9. Best Boof for Absolute Beginners: Quick Start Kubernetes
Quick Start Kubernetes by Nigel Poulton is an excellent hands-on guide for people who are new to Kubernetes. It starts with explaining what Kubernetes is with the official naming and simple explanations. The 2024 edition is fully updated for Kubernetes v1.29 and all the latest trends in the cloud-native ecosystem.
The author assumes zero prior experience and gets you to the point where you can deploy simple applications. And it does it in less than 100 pages! After reading the book, you’ll be able to perform the following hands-on tasks:
Build a Kubernetes cluster
Containerize an app
Deploy the app to Kubernetes
Break the app and watch it self-heal
Scale the app
Perform a rolling update
There's even an appendix with all of the lab code at the end of the book to make it easy to rerun the labs. I found this a very efficient way to solidify the learning hands-on, again and again.

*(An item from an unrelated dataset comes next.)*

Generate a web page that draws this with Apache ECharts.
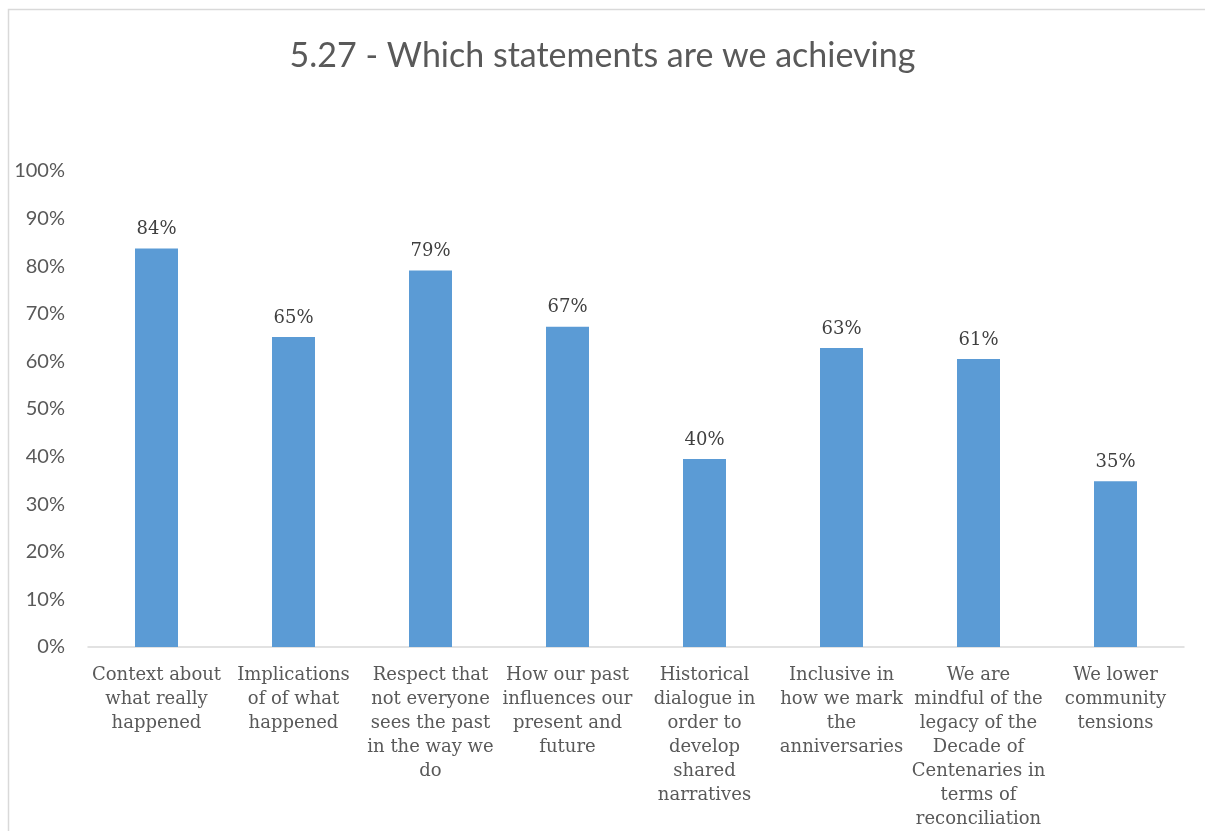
<!DOCTYPE html>
<html>
<head>
<meta charset="utf-8">
<script src="https://cdn.jsdelivr.net/npm/echarts@6/dist/echarts.min.js"></script>
<style>
html,body{margin:0;padding:0;background:#fff;}
#main{width:1205px;height:831px;}
</style>
</head>
<body>
<div id="main"></div>
<script>
const titleText = '5.27 - Which statements are we achieving';
const categories = [
  'Context about\nwhat really\nhappened',
  'Implications\nof of what\nhappened',
  'Respect that\nnot everyone\nsees the past\nin the way we\ndo',
  'How our past\ninfluences our\npresent and\nfuture',
  'Historical\ndialogue in\norder to\ndevelop\nshared\nnarratives',
  'Inclusive in\nhow we mark\nthe\nanniversaries',
  'We are\nmindful of the\nlegacy of the\nDecade of\nCentenaries in\nterms of\nreconciliation',
  'We lower\ncommunity\ntensions'
];
const values = [83.7, 65.1, 79.1, 67.3, 39.5, 62.8, 60.5, 34.8];
const yTicks = [0, 10, 20, 30, 40, 50, 60, 70, 80, 90, 100];

const chart = echarts.init(document.getElementById('main'));
chart.setOption({
  backgroundColor: '#fff',
  animation: false,
  title: {
    text: titleText,
    left: 'center',
    top: 34,
    textStyle: { fontFamily: 'Lato', fontSize: 34, fontWeight: 'normal', color: '#595959' }
  },
  graphic: [{
    type: 'rect',
    shape: { x: 8.5, y: 9.5, width: 1300, height: 900 },
    style: { fill: 'none', stroke: '#d9d9d9', lineWidth: 1.5 },
    silent: true
  }],
  grid: { left: 88, right: 21, top: 171, bottom: 174, containLabel: false },
  xAxis: {
    type: 'category',
    data: categories,
    axisLine: { lineStyle: { color: '#d9d9d9', width: 1.5 } },
    axisTick: { show: false },
    axisLabel: {
      interval: 0,
      margin: 16,
      fontFamily: 'DejaVu Serif',
      fontSize: 18,
      lineHeight: 24,
      color: '#595959'
    }
  },
  yAxis: {
    type: 'value',
    min: yTicks[0],
    max: yTicks[yTicks.length - 1],
    interval: 10,
    axisLine: { show: false },
    axisTick: { show: false },
    splitLine: { show: false },
    axisLabel: {
      margin: 23,
      fontFamily: 'Lato',
      fontSize: 20,
      color: '#595959',
      formatter: v => v + '%'
    }
  },
  series: [{
    type: 'bar',
    data: values,
    barWidth: 43,
    itemStyle: { color: '#5B9BD5' },
    label: {
      show: true,
      position: 'top',
      distance: 10,
      fontFamily: 'DejaVu Serif',
      fontSize: 18,
      color: '#404040',
      formatter: p => Math.round(p.value) + '%'
    }
  }]
});
</script>
</body>
</html>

More ways to learn Kubernetes
We hope our book curation will help you to pick the right book to learn Kubernetes. When it comes to Kubernetes, there are some awesome online resources as well.
Udemy: Kubernetes Certified Application Developer (CKAD) with Tests is a 10-hour high rated course. It helps you learn concepts and practice for the Kubernetes Certification with hands-on labs right in your browser - DevOps - CKAD.
Udemy: Learn DevOps: The Complete Kubernetes Course is for those who want to learn how to build, deploy, use, and maintain Kubernetes.
Coursera: Getting Started with Google Kubernetes Engine is an awesome course, offered by Google cloud, to learn Kubernetes from scratch. This course is part of the Preparing for Google Cloud Certification: Cloud DevOps Engineer Professional Certificate.
We also suggest over 70 coding resources that are free online.
That wraps our article about some of the best books to learn Kubernetes. It is hard to say which is the best book as it depends upon your background and choice. With the great selection of Kubernetes books and courses, the learning opportunities are simply endless!